In passato abbiamo avuto il culo di Sacchi, poi quello di Zac (Zaccheroni) e adesso ci ritroviamo a discutere del fondoschiena di Mancini; Mancini al quale gli avversari, alcuni colleghi (suoi) e parte della critica faticano a riconoscere meriti, capacità.
Da quando si è messo a fare l’allenatore (Fiorentina, coppa Italia in due partite) gli è stato dato del raccomandato, del sopravvalutato, dell’esoso, del montato, addirittura dell’incapace. Ora Mancio è banalmente “troppo fortunato”. Navigando per siti, mi sono imbattuto in una pagina della stagione scorsa, decisamente poco brillante per l’Inter, il cui titolo era: “Dov’è finito il culo di Mancini?”. Niente di nuovo dove batte il sole.

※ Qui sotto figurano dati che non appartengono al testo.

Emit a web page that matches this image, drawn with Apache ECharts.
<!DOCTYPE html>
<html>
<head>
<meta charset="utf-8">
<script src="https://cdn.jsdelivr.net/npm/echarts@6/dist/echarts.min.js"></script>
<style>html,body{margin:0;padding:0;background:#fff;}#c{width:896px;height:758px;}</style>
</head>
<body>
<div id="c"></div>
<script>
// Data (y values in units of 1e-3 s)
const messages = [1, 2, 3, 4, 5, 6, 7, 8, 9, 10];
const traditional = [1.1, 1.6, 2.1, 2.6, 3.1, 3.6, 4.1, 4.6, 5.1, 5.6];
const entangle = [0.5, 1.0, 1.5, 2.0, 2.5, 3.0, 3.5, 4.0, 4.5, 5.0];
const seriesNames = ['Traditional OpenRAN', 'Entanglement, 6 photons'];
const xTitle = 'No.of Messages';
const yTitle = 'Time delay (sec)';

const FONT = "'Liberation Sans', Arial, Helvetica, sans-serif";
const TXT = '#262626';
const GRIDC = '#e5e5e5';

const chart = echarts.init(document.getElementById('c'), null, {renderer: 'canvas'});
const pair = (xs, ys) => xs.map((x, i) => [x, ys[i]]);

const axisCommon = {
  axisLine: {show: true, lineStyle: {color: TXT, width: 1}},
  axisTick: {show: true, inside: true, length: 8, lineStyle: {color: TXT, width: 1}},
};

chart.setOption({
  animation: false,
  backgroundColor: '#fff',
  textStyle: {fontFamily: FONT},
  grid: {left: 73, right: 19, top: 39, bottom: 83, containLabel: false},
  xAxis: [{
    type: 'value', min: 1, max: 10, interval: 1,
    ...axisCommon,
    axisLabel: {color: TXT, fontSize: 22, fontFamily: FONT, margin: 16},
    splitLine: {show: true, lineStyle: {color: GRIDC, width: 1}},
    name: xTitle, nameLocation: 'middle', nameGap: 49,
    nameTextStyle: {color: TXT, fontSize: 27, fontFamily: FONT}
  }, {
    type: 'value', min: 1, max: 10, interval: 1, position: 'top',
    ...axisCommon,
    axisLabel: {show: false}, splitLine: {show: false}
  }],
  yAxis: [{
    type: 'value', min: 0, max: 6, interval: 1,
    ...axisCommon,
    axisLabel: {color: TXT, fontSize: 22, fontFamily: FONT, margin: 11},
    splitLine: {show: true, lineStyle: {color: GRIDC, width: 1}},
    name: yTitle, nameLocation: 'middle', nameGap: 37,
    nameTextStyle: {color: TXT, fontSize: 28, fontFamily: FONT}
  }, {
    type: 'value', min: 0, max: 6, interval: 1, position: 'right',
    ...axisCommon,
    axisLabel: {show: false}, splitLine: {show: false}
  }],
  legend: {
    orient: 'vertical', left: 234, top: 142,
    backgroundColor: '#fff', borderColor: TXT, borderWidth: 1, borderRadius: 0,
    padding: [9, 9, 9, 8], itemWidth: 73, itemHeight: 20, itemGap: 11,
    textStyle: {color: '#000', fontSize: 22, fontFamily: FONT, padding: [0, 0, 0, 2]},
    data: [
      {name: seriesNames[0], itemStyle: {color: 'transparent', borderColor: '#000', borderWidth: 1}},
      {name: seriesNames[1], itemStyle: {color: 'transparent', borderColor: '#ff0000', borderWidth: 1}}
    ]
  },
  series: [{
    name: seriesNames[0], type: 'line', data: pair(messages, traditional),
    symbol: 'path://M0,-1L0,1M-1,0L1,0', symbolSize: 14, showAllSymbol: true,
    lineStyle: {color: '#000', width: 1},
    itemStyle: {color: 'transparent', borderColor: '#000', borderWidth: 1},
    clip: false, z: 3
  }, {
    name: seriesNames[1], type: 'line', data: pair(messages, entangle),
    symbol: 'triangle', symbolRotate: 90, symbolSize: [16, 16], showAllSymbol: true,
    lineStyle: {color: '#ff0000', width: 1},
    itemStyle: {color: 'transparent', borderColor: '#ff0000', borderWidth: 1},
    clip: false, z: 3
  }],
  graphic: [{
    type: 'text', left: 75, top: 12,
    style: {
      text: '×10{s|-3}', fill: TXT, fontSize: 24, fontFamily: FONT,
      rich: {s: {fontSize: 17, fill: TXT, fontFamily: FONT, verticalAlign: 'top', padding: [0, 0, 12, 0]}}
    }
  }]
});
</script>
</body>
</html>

Diceva Oscar Fingal, pseudonimo attribuito a Wilde: “La fortuna ama concedersi solo a chi la merita, e non è cieca come generalmente si crede, ma la sua chiaroveggenza sfugge a un giudizio superficiale”.

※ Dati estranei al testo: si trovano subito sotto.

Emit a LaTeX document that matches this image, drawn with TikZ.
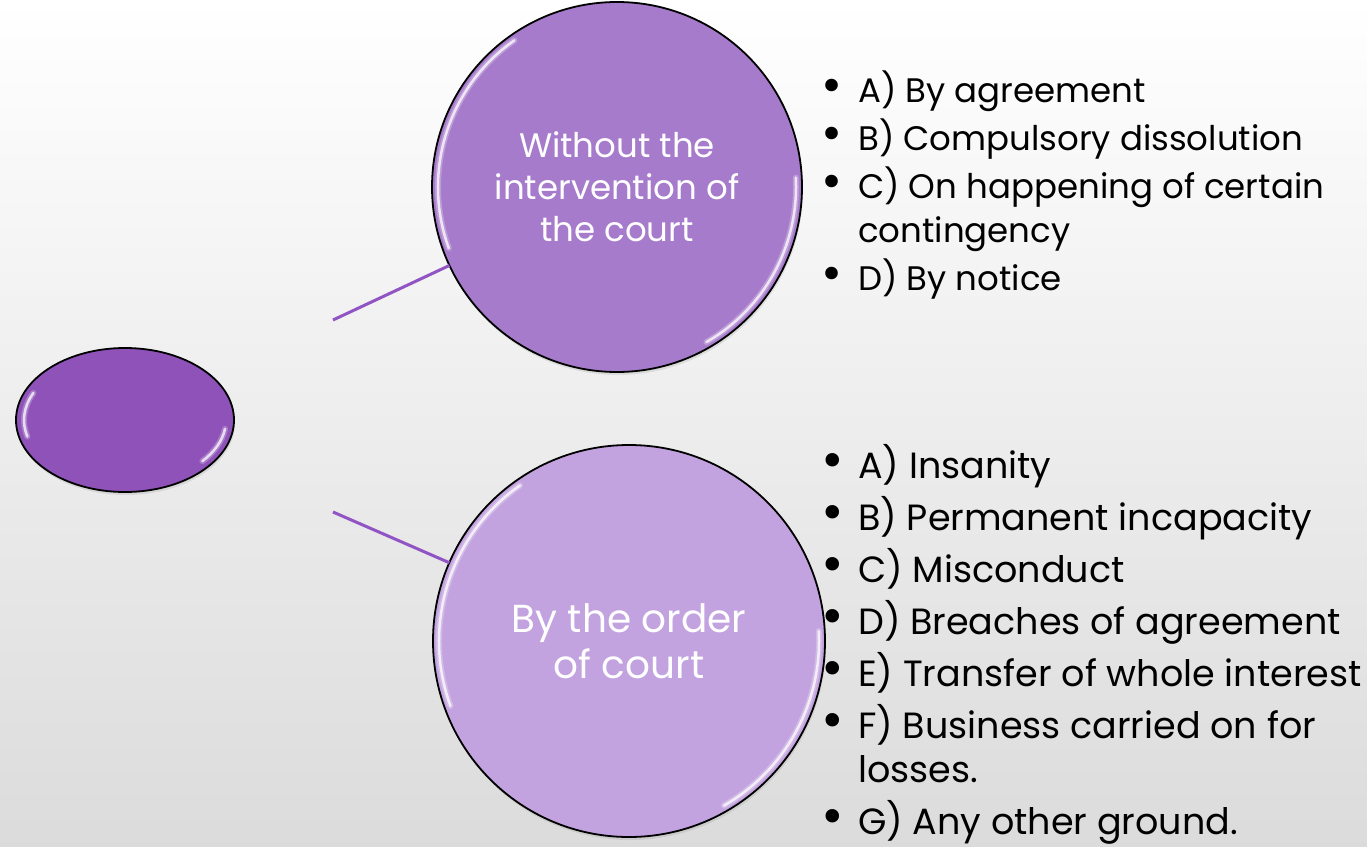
\documentclass[tikz,border=0pt]{standalone}
\usepackage{fontspec}
\setmainfont{Poppins}
\definecolor{rootpurple}{RGB}{142,82,185}
\definecolor{bubbletop}{RGB}{167,123,203}
\definecolor{bubblelow}{RGB}{195,163,223}
\definecolor{linkpurple}{RGB}{145,84,196}
\usetikzlibrary{shapes.geometric,shadows}

\newcommand{\bul}{\makebox[37pt][l]{\scalebox{1.5}{\textbullet}}}
\newcommand{\itm}[1]{\bul & \smash{#1}}
\newcommand{\cnt}[1]{& \smash{#1}}

\tikzset{
  bubble/.style={circle,draw=black,line width=1.8pt,inner sep=0pt,outer sep=0pt,
    text=white,align=center,drop shadow={opacity=0.18,shadow xshift=1pt,shadow yshift=-3pt}},
  rootnode/.style={ellipse,draw=black,line width=1.8pt,fill=rootpurple,
    minimum width=218pt,minimum height=144pt,inner sep=0pt,outer sep=0pt,
    drop shadow={opacity=0.18,shadow xshift=1pt,shadow yshift=-3pt}},
  link/.style={linkpurple,line width=3pt},
  glow/.style={white,line width=6pt,opacity=0.25,line cap=round},
  gloss/.style={white,line width=2.5pt,opacity=0.75,line cap=round},
  listbox/.style={anchor=base west,inner sep=0pt}
}

\begin{document}
\begin{tikzpicture}[x=1pt,y=-1pt]
  % background
  \shade[top color=white,bottom color=black!14] (0,0) rectangle (1367,846);
  \useasboundingbox (0,0) rectangle (1367,846);

  % shapes
  \node[rootnode] (root) at (125,420) {};
  \node[bubble,fill=bubbletop,minimum size=370pt,font=\fontsize{34}{42}\selectfont]
    (nocourt) at (617,187) {Without the\\intervention of\\the court};
  \node[bubble,fill=bubblelow,minimum size=392pt,font=\fontsize{39}{46}\selectfont]
    (bycourt) at (629,641) {By the order\\of court};

  % gloss
  \foreach \sty in {glow,gloss} {
    \draw[\sty] (root.center) ++(155:101pt and 64pt) arc[start angle=155,end angle=195,x radius=101pt,y radius=64pt];
    \draw[\sty] (root.center) ++(-40:101pt and 64pt) arc[start angle=-40,end angle=-8,x radius=101pt,y radius=64pt];
    \draw[\sty] (nocourt.center) ++(125:179pt) arc[start angle=125,end angle=200,radius=179pt];
    \draw[\sty] (nocourt.center) ++(-60:179pt) arc[start angle=-60,end angle=3,radius=179pt];
    \draw[\sty] (bycourt.center) ++(125:190pt) arc[start angle=125,end angle=200,radius=190pt];
    \draw[\sty] (bycourt.center) ++(-60:190pt) arc[start angle=-60,end angle=3,radius=190pt];
  }

  % connectors
  \coordinate (up) at (333,320);
  \coordinate (down) at (333,512);
  \draw[link] (up) -- (nocourt);
  \draw[link] (down) -- (bycourt);

  % lists
  \node[listbox,font=\fontsize{34}{44}\selectfont] (waysA) at (821,102) {%
    \begin{tabular}[t]{@{}l@{}l@{}}
      \itm{A) By agreement}\\[4pt]
      \itm{B) Compulsory dissolution}\\[4pt]
      \itm{C) On happening of certain}\\
      \cnt{contingency}\\[4pt]
      \itm{D) By notice}
    \end{tabular}};
  \node[listbox,font=\fontsize{36.5}{44}\selectfont] (waysB) at (821,478) {%
    \begin{tabular}[t]{@{}l@{}l@{}}
      \itm{A) Insanity}\\[8pt]
      \itm{B) Permanent incapacity}\\[8pt]
      \itm{C) Misconduct}\\[8pt]
      \itm{D) Breaches of agreement}\\[8pt]
      \itm{E) Transfer of whole interest}\\[8pt]
      \itm{F) Business carried on for}\\
      \cnt{losses.}\\[8pt]
      \itm{G) Any other ground.}
    \end{tabular}};
\end{tikzpicture}
\end{document}
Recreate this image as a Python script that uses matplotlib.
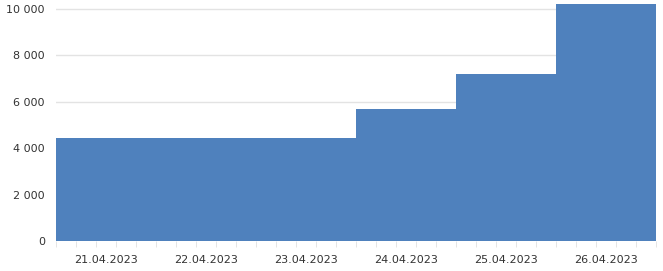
import matplotlib
matplotlib.use("Agg")
import matplotlib.pyplot as plt
import numpy as np
from matplotlib.ticker import FuncFormatter, MultipleLocator

dates = ["21.04.2023", "22.04.2023", "23.04.2023", "24.04.2023", "25.04.2023", "26.04.2023"]
values = [4450, 4450, 4450, 5700, 7200, 10200]
yticks = [0, 2000, 4000, 6000, 8000, 10000]

plt.rcParams['font.family'] = ['DejaVu Sans']
fig = plt.figure(figsize=(6.63, 2.71), dpi=100)
W, H = 663, 271
ax = fig.add_axes([56 / W, 1 - 241 / H, 600 / W, 241 / H])

x = np.arange(len(dates) + 1)
yext = values + [values[-1]]
ax.fill_between(x, yext, 0, step='post', color='#4f81bd', linewidth=0, zorder=2)

ax.set_xlim(0, len(dates))
ax.set_ylim(0, 10388)
ax.set_yticks(yticks)
ax.yaxis.set_major_formatter(FuncFormatter(lambda v, p: f"{int(v):,}".replace(",", " ")))
ax.grid(axis='y', color='#e3e3e3', linewidth=1, zorder=0)
ax.set_xticks(np.arange(len(dates)) + 0.5)
ax.set_xticklabels(dates)
ax.xaxis.set_minor_locator(MultipleLocator(0.2))
ax.tick_params(axis='x', which='major', length=0, pad=10, labelsize=8, labelcolor='#333333')
ax.tick_params(axis='x', which='minor', length=4, color='#e0e0e0')
ax.tick_params(axis='y', length=0, pad=8, labelsize=8, labelcolor='#333333')
for s in ax.spines.values():
    s.set_visible(False)

fig.savefig("out.png", dpi=100)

Concordo. Dopo 16 giornate – siamo quasi a metà del percorso – e con 36 punti, 15 più della passata stagione, parlare ancora di fortuna è fuori luogo: se Handanovic para il possibile e anche l’impossibile dopo aver ritrovato la pace contrattuale; se Miranda e Murillo rimediano sistematicamente agli errori dei compagni; se gli avversari non la buttano dentro e, anzi, pressati ti servono deliziosi assist (Udine) è doveroso ricondurre tutto al lavoro e al calcio: anche il culo ha una sua scadenza naturale.
In questi primi tre mesi e mezzo di campionato Mancini ci ha mostrato una cosa mai vista: l’estremizzazione del concetto di turnover. Pur non avendo le coppe, ha cambiato sempre recuperando e tenendo in vita giocatori come D’Ambrosio, Nagatomo, Biabiany, Montoya e lasciato via via in panchina Icardi, Brozovic, Palacio, Kondogbia, Guarin, Jovetic, Liajic, Perisic, Melo. Sospetto che se in settimana Thohir si farà vedere alla Pinetina avrà pure lui una maglia contro la Lazio.